---------- DATA EXTRACT

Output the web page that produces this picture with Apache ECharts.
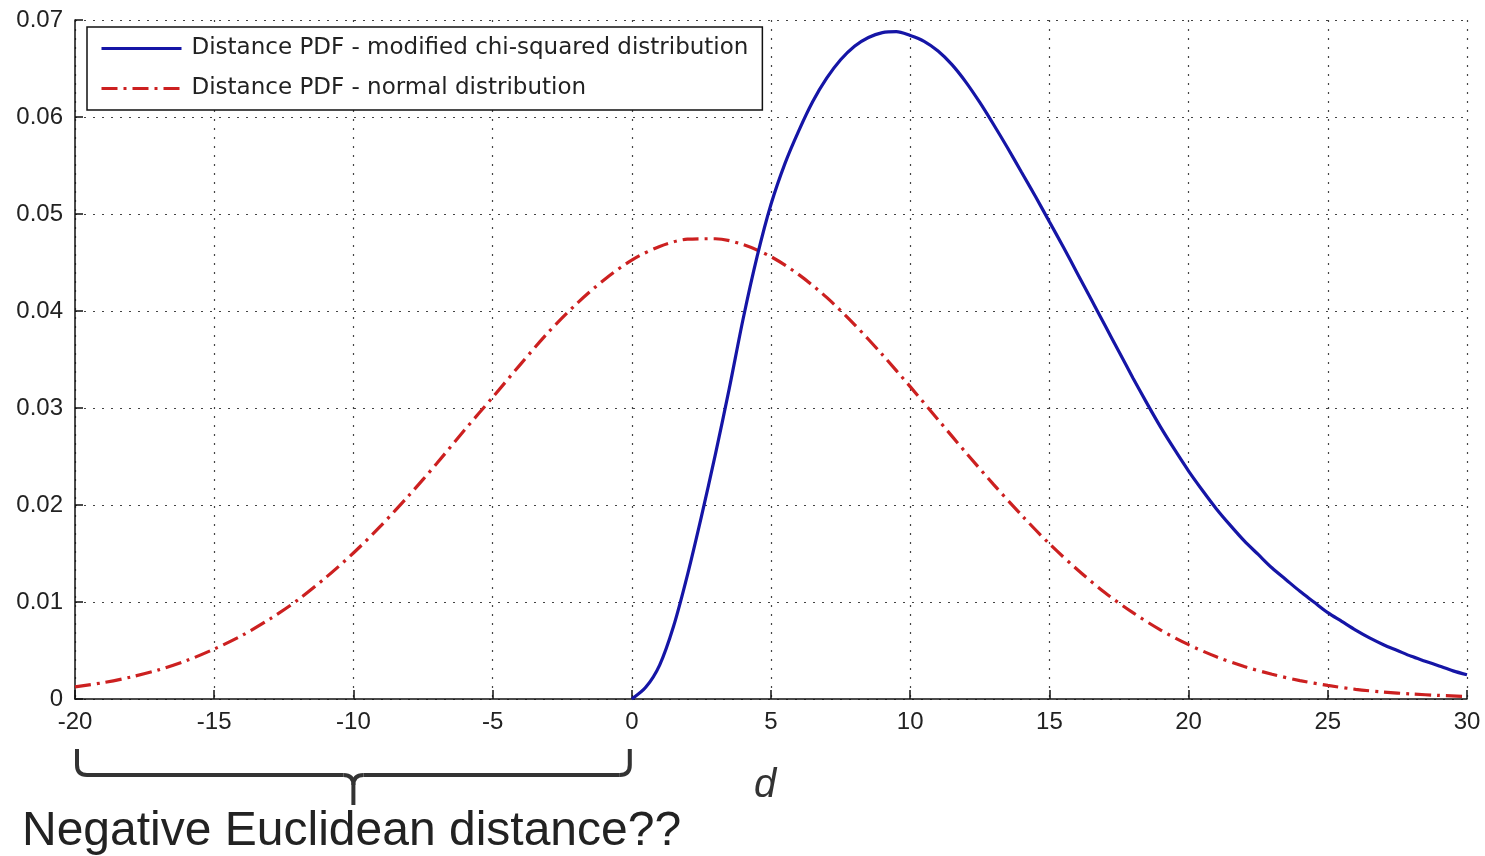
<!DOCTYPE html>
<html>
<head>
<meta charset="utf-8">
<script src="https://cdn.jsdelivr.net/npm/echarts@6/dist/echarts.min.js"></script>
<style>
html,body{margin:0;padding:0;background:#fff;}
#c{width:1485px;height:856px;}
</style>
</head>
<body>
<div id="c"></div>
<script>
var seriesNames = ['Distance PDF - modified chi-squared distribution', 'Distance PDF - normal distribution'];

var chiX = [0,0.5,1,1.5,2,2.5,3,3.5,4,4.5,5,5.5,6,6.5,7,7.5,8,8.5,9,9.5,10,10.5,11,11.5,12,12.5,13,13.5,14,14.5,15,15.5,16,16.5,17,17.5,18,18.5,19,19.5,20,20.5,21,21.5,22,22.5,23,23.5,24,24.5,25,25.5,26,26.5,27,27.5,28,28.5,29,29.5,30];
var chiY = [0,0.0012,0.0035,0.0075,0.0128,0.0188,0.0252,0.0320,0.0392,0.0456,0.0510,0.0552,0.0586,0.0616,0.0640,0.0659,0.0673,0.0682,0.0687,0.0688,0.0684,0.0678,0.0668,0.0654,0.0636,0.0615,0.0592,0.0568,0.0543,0.0518,0.0492,0.0466,0.0439,0.0412,0.0385,0.0358,0.0331,0.0305,0.0280,0.0257,0.0235,0.0215,0.0196,0.0179,0.0163,0.0149,0.0135,0.0123,0.0111,0.0100,0.0089,0.0080,0.0071,0.0063,0.0056,0.0050,0.0044,0.0039,0.0034,0.0029,0.0025];

var normX = [-20,-19,-18,-17,-16,-15,-14,-13,-12,-11,-10,-9,-8,-7,-6,-5,-4,-3,-2,-1,0,1,2,3,4,5,6,7,8,9,10,11,12,13,14,15,16,17,18,19,20,21,22,23,24,25,26,27,28,29,30];
var normY = [0.00125,0.00168,0.00226,0.00300,0.00395,0.00515,0.00655,0.00825,0.01020,0.01250,0.01505,0.01790,0.02100,0.02430,0.02775,0.03110,0.03450,0.03780,0.04070,0.04320,0.04525,0.04665,0.04740,0.04745,0.04685,0.04560,0.04375,0.04140,0.03860,0.03550,0.03220,0.02880,0.02540,0.02210,0.01895,0.01600,0.01335,0.01095,0.00890,0.00710,0.00560,0.00435,0.00335,0.00255,0.00190,0.00140,0.00100,0.00072,0.00052,0.00037,0.00026];

var xTicks = [-20,-15,-10,-5,0,5,10,15,20,25,30];
var yTicks = [0,0.01,0.02,0.03,0.04,0.05,0.06,0.07];

function pairs(xs, ys){ return xs.map(function(x,i){ return [x, ys[i]]; }); }

var chart = echarts.init(document.getElementById('c'), null, {renderer:'canvas'});
var tickFont = {fontFamily:'Liberation Sans, Arial, sans-serif', fontSize:24, color:'#222'};
var gridDot = {show:true, lineStyle:{type:[2,7], color:'#444', width:1.2}};

chart.setOption({
  backgroundColor:'#ffffff',
  animation:false,
  grid:{left:75, right:18, top:20, bottom:157, containLabel:false},
  legend:{
    orient:'vertical', left:87, top:27,
    backgroundColor:'#ffffff', borderColor:'#111', borderWidth:1.5,
    padding:[10,14,10,13], itemGap:17, itemWidth:80, itemHeight:14,
    itemStyle:{color:'transparent', borderColor:'transparent', borderWidth:0},
    lineStyle:{width:3},
    textStyle:{fontFamily:'DejaVu Sans, sans-serif', fontSize:23, color:'#222', padding:[0,0,0,5]},
    data:seriesNames
  },
  xAxis:{
    type:'value', min:xTicks[0], max:xTicks[xTicks.length-1], interval:5,
    name:'d', nameLocation:'middle', nameGap:67,
    nameTextStyle:{fontFamily:'Liberation Sans, Arial, sans-serif', fontSize:40, fontStyle:'italic', color:'#333', padding:[0,12,0,0]},
    axisLine:{show:true, onZero:false, lineStyle:{color:'#111', width:1.5}},
    axisTick:{show:true, inside:true, length:9, lineStyle:{color:'#111', width:1.5}},
    axisLabel:Object.assign({margin:11}, tickFont),
    splitLine:gridDot
  },
  yAxis:{
    type:'value', min:yTicks[0], max:yTicks[yTicks.length-1], interval:0.01,
    axisLine:{show:true, onZero:false, lineStyle:{color:'#111', width:1.5}},
    axisTick:{show:true, inside:true, length:8, lineStyle:{color:'#111', width:1.5}},
    axisLabel:Object.assign({margin:12, formatter:function(v){ return v===0 ? '0' : v.toFixed(2); }}, tickFont),
    splitLine:gridDot
  },
  series:[
    {
      name:seriesNames[0], type:'line', data:pairs(chiX, chiY),
      symbol:'none', smooth:0.3, z:3,
      lineStyle:{color:'#1515a6', width:3.2}, itemStyle:{color:'#1515a6'}
    },
    {
      name:seriesNames[1], type:'line', data:pairs(normX, normY),
      symbol:'none', smooth:0.3, z:2,
      lineStyle:{color:'#cc2020', width:3.2, type:[16,6,3,6]}, itemStyle:{color:'#cc2020'}
    }
  ]
});

var p0 = chart.convertToPixel({gridIndex:0}, [-20, 0]);
var p1 = chart.convertToPixel({gridIndex:0}, [0, 0]);
var x0 = p0[0] + 2, x1 = p1[0] - 2, xm = (x0 + x1) / 2;
var yTop = 749, yBar = 775, yTip = 805, r = 10;
var bs = {stroke:'#333', lineWidth:4, fill:null};
function ln(a,b,c,d){ return {type:'line', shape:{x1:a,y1:b,x2:c,y2:d}, style:bs}; }
function qb(a,b,cx,cy,c,d){ return {type:'bezierCurve', shape:{x1:a,y1:b,cpx1:cx,cpy1:cy,x2:c,y2:d}, style:bs}; }

chart.setOption({
  graphic:[
    ln(x0,yTop,x0,yBar-r),
    qb(x0,yBar-r,x0,yBar,x0+r,yBar),
    ln(x0+r,yBar,xm-r,yBar),
    qb(xm-r,yBar,xm,yBar,xm,yBar+r),
    ln(xm,yBar+r,xm,yTip),
    qb(xm,yBar+r,xm,yBar,xm+r,yBar),
    ln(xm+r,yBar,x1-r,yBar),
    qb(x1-r,yBar,x1,yBar,x1,yBar-r),
    ln(x1,yBar-r,x1,yTop),
    {type:'text', left:22, top:808, style:{text:'Negative Euclidean distance??', font:'48px "Liberation Sans", Arial, sans-serif', fill:'#222'}}
  ]
});
</script>
</body>
</html>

--------------------

# GIVEN INSTRUCTION:
Please set down each line of the data above exactly as written, without the pictures.

# FULL OUTPUT:
Output the web page that produces this picture with Apache ECharts.
<!DOCTYPE html>
<html>
<head>
<meta charset="utf-8">
<script src="https://cdn.jsdelivr.net/npm/echarts@6/dist/echarts.min.js"></script>
<style>
html,body{margin:0;padding:0;background:#fff;}
#c{width:1485px;height:856px;}
</style>
</head>
<body>
<div id="c"></div>
<script>
var seriesNames = ['Distance PDF - modified chi-squared distribution', 'Distance PDF - normal distribution'];

var chiX = [0,0.5,1,1.5,2,2.5,3,3.5,4,4.5,5,5.5,6,6.5,7,7.5,8,8.5,9,9.5,10,10.5,11,11.5,12,12.5,13,13.5,14,14.5,15,15.5,16,16.5,17,17.5,18,18.5,19,19.5,20,20.5,21,21.5,22,22.5,23,23.5,24,24.5,25,25.5,26,26.5,27,27.5,28,28.5,29,29.5,30];
var chiY = [0,0.0012,0.0035,0.0075,0.0128,0.0188,0.0252,0.0320,0.0392,0.0456,0.0510,0.0552,0.0586,0.0616,0.0640,0.0659,0.0673,0.0682,0.0687,0.0688,0.0684,0.0678,0.0668,0.0654,0.0636,0.0615,0.0592,0.0568,0.0543,0.0518,0.0492,0.0466,0.0439,0.0412,0.0385,0.0358,0.0331,0.0305,0.0280,0.0257,0.0235,0.0215,0.0196,0.0179,0.0163,0.0149,0.0135,0.0123,0.0111,0.0100,0.0089,0.0080,0.0071,0.0063,0.0056,0.0050,0.0044,0.0039,0.0034,0.0029,0.0025];

var normX = [-20,-19,-18,-17,-16,-15,-14,-13,-12,-11,-10,-9,-8,-7,-6,-5,-4,-3,-2,-1,0,1,2,3,4,5,6,7,8,9,10,11,12,13,14,15,16,17,18,19,20,21,22,23,24,25,26,27,28,29,30];
var normY = [0.00125,0.00168,0.00226,0.00300,0.00395,0.00515,0.00655,0.00825,0.01020,0.01250,0.01505,0.01790,0.02100,0.02430,0.02775,0.03110,0.03450,0.03780,0.04070,0.04320,0.04525,0.04665,0.04740,0.04745,0.04685,0.04560,0.04375,0.04140,0.03860,0.03550,0.03220,0.02880,0.02540,0.02210,0.01895,0.01600,0.01335,0.01095,0.00890,0.00710,0.00560,0.00435,0.00335,0.00255,0.00190,0.00140,0.00100,0.00072,0.00052,0.00037,0.00026];

var xTicks = [-20,-15,-10,-5,0,5,10,15,20,25,30];
var yTicks = [0,0.01,0.02,0.03,0.04,0.05,0.06,0.07];

function pairs(xs, ys){ return xs.map(function(x,i){ return [x, ys[i]]; }); }

var chart = echarts.init(document.getElementById('c'), null, {renderer:'canvas'});
var tickFont = {fontFamily:'Liberation Sans, Arial, sans-serif', fontSize:24, color:'#222'};
var gridDot = {show:true, lineStyle:{type:[2,7], color:'#444', width:1.2}};

chart.setOption({
  backgroundColor:'#ffffff',
  animation:false,
  grid:{left:75, right:18, top:20, bottom:157, containLabel:false},
  legend:{
    orient:'vertical', left:87, top:27,
    backgroundColor:'#ffffff', borderColor:'#111', borderWidth:1.5,
    padding:[10,14,10,13], itemGap:17, itemWidth:80, itemHeight:14,
    itemStyle:{color:'transparent', borderColor:'transparent', borderWidth:0},
    lineStyle:{width:3},
    textStyle:{fontFamily:'DejaVu Sans, sans-serif', fontSize:23, color:'#222', padding:[0,0,0,5]},
    data:seriesNames
  },
  xAxis:{
    type:'value', min:xTicks[0], max:xTicks[xTicks.length-1], interval:5,
    name:'d', nameLocation:'middle', nameGap:67,
    nameTextStyle:{fontFamily:'Liberation Sans, Arial, sans-serif', fontSize:40, fontStyle:'italic', color:'#333', padding:[0,12,0,0]},
    axisLine:{show:true, onZero:false, lineStyle:{color:'#111', width:1.5}},
    axisTick:{show:true, inside:true, length:9, lineStyle:{color:'#111', width:1.5}},
    axisLabel:Object.assign({margin:11}, tickFont),
    splitLine:gridDot
  },
  yAxis:{
    type:'value', min:yTicks[0], max:yTicks[yTicks.length-1], interval:0.01,
    axisLine:{show:true, onZero:false, lineStyle:{color:'#111', width:1.5}},
    axisTick:{show:true, inside:true, length:8, lineStyle:{color:'#111', width:1.5}},
    axisLabel:Object.assign({margin:12, formatter:function(v){ return v===0 ? '0' : v.toFixed(2); }}, tickFont),
    splitLine:gridDot
  },
  series:[
    {
      name:seriesNames[0], type:'line', data:pairs(chiX, chiY),
      symbol:'none', smooth:0.3, z:3,
      lineStyle:{color:'#1515a6', width:3.2}, itemStyle:{color:'#1515a6'}
    },
    {
      name:seriesNames[1], type:'line', data:pairs(normX, normY),
      symbol:'none', smooth:0.3, z:2,
      lineStyle:{color:'#cc2020', width:3.2, type:[16,6,3,6]}, itemStyle:{color:'#cc2020'}
    }
  ]
});

var p0 = chart.convertToPixel({gridIndex:0}, [-20, 0]);
var p1 = chart.convertToPixel({gridIndex:0}, [0, 0]);
var x0 = p0[0] + 2, x1 = p1[0] - 2, xm = (x0 + x1) / 2;
var yTop = 749, yBar = 775, yTip = 805, r = 10;
var bs = {stroke:'#333', lineWidth:4, fill:null};
function ln(a,b,c,d){ return {type:'line', shape:{x1:a,y1:b,x2:c,y2:d}, style:bs}; }
function qb(a,b,cx,cy,c,d){ return {type:'bezierCurve', shape:{x1:a,y1:b,cpx1:cx,cpy1:cy,x2:c,y2:d}, style:bs}; }

chart.setOption({
  graphic:[
    ln(x0,yTop,x0,yBar-r),
    qb(x0,yBar-r,x0,yBar,x0+r,yBar),
    ln(x0+r,yBar,xm-r,yBar),
    qb(xm-r,yBar,xm,yBar,xm,yBar+r),
    ln(xm,yBar+r,xm,yTip),
    qb(xm,yBar+r,xm,yBar,xm+r,yBar),
    ln(xm+r,yBar,x1-r,yBar),
    qb(x1-r,yBar,x1,yBar,x1,yBar-r),
    ln(x1,yBar-r,x1,yTop),
    {type:'text', left:22, top:808, style:{text:'Negative Euclidean distance??', font:'48px "Liberation Sans", Arial, sans-serif', fill:'#222'}}
  ]
});
</script>
</body>
</html>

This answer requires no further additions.